◆ Dataset content ◆
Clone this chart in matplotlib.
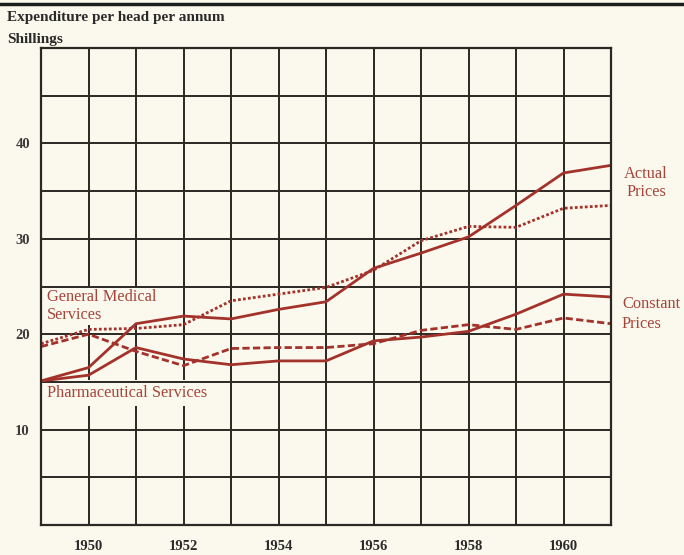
import matplotlib
matplotlib.use("Agg")
import matplotlib.pyplot as plt

years = [1949, 1950, 1951, 1952, 1953, 1954, 1955, 1956, 1957, 1958, 1959, 1960, 1961]
gms_actual = [19.0, 20.5, 20.6, 21.0, 23.5, 24.2, 24.9, 26.7, 29.8, 31.3, 31.2, 33.2, 33.5]
gms_constant = [18.7, 20.0, 18.2, 16.7, 18.5, 18.6, 18.6, 19.0, 20.4, 21.0, 20.5, 21.7, 21.1]
pharm_actual = [15.1, 16.5, 21.1, 21.9, 21.6, 22.6, 23.4, 26.9, 28.5, 30.2, 33.5, 36.9, 37.7]
pharm_constant = [15.1, 15.7, 18.6, 17.4, 16.8, 17.2, 17.2, 19.3, 19.7, 20.3, 22.1, 24.2, 23.9]
xtick_years = [1950, 1952, 1954, 1956, 1958, 1960]
yticks_labelled = [10, 20, 30, 40]

bg = "#fbf9ee"
red = "#a3322b"
txtred = "#a6443a"
grid = "#2b2824"
serif = ["Liberation Serif", "DejaVu Serif"]

fig = plt.figure(figsize=(6.84, 5.55), dpi=100, facecolor=bg)
ax = fig.add_axes([41/684, 1-525/555, (611-41)/684, (525-48)/555])
ax.set_facecolor(bg)
ax.set_xlim(1949, 1961)
ax.set_ylim(0, 50)

for yv in range(0, 51, 5):
    ax.axhline(yv, color=grid, lw=1.4, zorder=2.7)
for xv in years:
    ax.axvline(xv, color=grid, lw=1.4, zorder=1)
for s in ax.spines.values():
    s.set_color(grid)
    s.set_linewidth(1.6)
    s.set_zorder(5)

ax.plot(years, pharm_actual, color=red, lw=2.0, zorder=3)
ax.plot(years, pharm_constant, color=red, lw=2.0, zorder=3)
ax.plot(years, gms_actual, color=red, lw=2.0, linestyle=(0, (1, 0.8)), zorder=3)
ax.plot(years, gms_constant, color=red, lw=2.0, linestyle=(0, (2.6, 1.2)), zorder=3)

ax.set_xticks(xtick_years)
ax.set_xticklabels([str(y) for y in xtick_years], family=serif, fontsize=10.5,
                   fontweight="bold", color="#2a2a2a")
ax.set_yticks(yticks_labelled)
ax.set_yticklabels([str(v) for v in yticks_labelled], family=serif, fontsize=10.5,
                   fontweight="bold", color="#3a3a3a")
ax.tick_params(length=0, pad=11)
ax.tick_params(axis="y", pad=8)

fs = 11.8
ax.text(1949.13, 24.7, "General Medical\nServices", family=serif, fontsize=fs,
        color=txtred, va="top", ha="left", linespacing=1.1, zorder=2.5,
        bbox=dict(facecolor=bg, edgecolor="none", pad=1.5))
ax.text(1949.13, 13.8, "Pharmaceutical Services", family=serif, fontsize=fs,
        color=txtred, va="center", ha="left", zorder=2.5,
        bbox=dict(facecolor=bg, edgecolor="none", pad=3.5))
fig.text(646/684, 1-183/555, "Actual\nPrices", family=serif, fontsize=fs,
         color=txtred, ha="center", va="center", multialignment="center",
         linespacing=1.25)
fig.text(622/684, 1-314/555, "Constant\nPrices", family=serif, fontsize=fs,
         color=txtred, ha="left", va="center", multialignment="left",
         linespacing=1.25)

fig.text(7/684, 1-17/555, "Expenditure per head per annum", family=serif,
         fontsize=11, fontweight="bold", color="#2a2a2a", ha="left", va="center")
fig.text(7/684, 1-39/555, "Shillings", family=serif, fontsize=11,
         fontweight="bold", color="#2a2a2a", ha="left", va="center")
fig.add_artist(plt.Line2D([0, 1], [1-4/555, 1-4/555], color="#1e1e1e", lw=2.5,
                          transform=fig.transFigure))

fig.savefig("out.png", dpi=100, facecolor=bg)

◆ Exercise brief ◆
Only the lines from the top of the data through the line with "ax.set_ylim(0, 50)" should be quoted, exactly and with both ends kept; skip the pictures.

◆ Task solution ◆
Clone this chart in matplotlib.
import matplotlib
matplotlib.use("Agg")
import matplotlib.pyplot as plt

years = [1949, 1950, 1951, 1952, 1953, 1954, 1955, 1956, 1957, 1958, 1959, 1960, 1961]
gms_actual = [19.0, 20.5, 20.6, 21.0, 23.5, 24.2, 24.9, 26.7, 29.8, 31.3, 31.2, 33.2, 33.5]
gms_constant = [18.7, 20.0, 18.2, 16.7, 18.5, 18.6, 18.6, 19.0, 20.4, 21.0, 20.5, 21.7, 21.1]
pharm_actual = [15.1, 16.5, 21.1, 21.9, 21.6, 22.6, 23.4, 26.9, 28.5, 30.2, 33.5, 36.9, 37.7]
pharm_constant = [15.1, 15.7, 18.6, 17.4, 16.8, 17.2, 17.2, 19.3, 19.7, 20.3, 22.1, 24.2, 23.9]
xtick_years = [1950, 1952, 1954, 1956, 1958, 1960]
yticks_labelled = [10, 20, 30, 40]

bg = "#fbf9ee"
red = "#a3322b"
txtred = "#a6443a"
grid = "#2b2824"
serif = ["Liberation Serif", "DejaVu Serif"]

fig = plt.figure(figsize=(6.84, 5.55), dpi=100, facecolor=bg)
ax = fig.add_axes([41/684, 1-525/555, (611-41)/684, (525-48)/555])
ax.set_facecolor(bg)
ax.set_xlim(1949, 1961)
ax.set_ylim(0, 50)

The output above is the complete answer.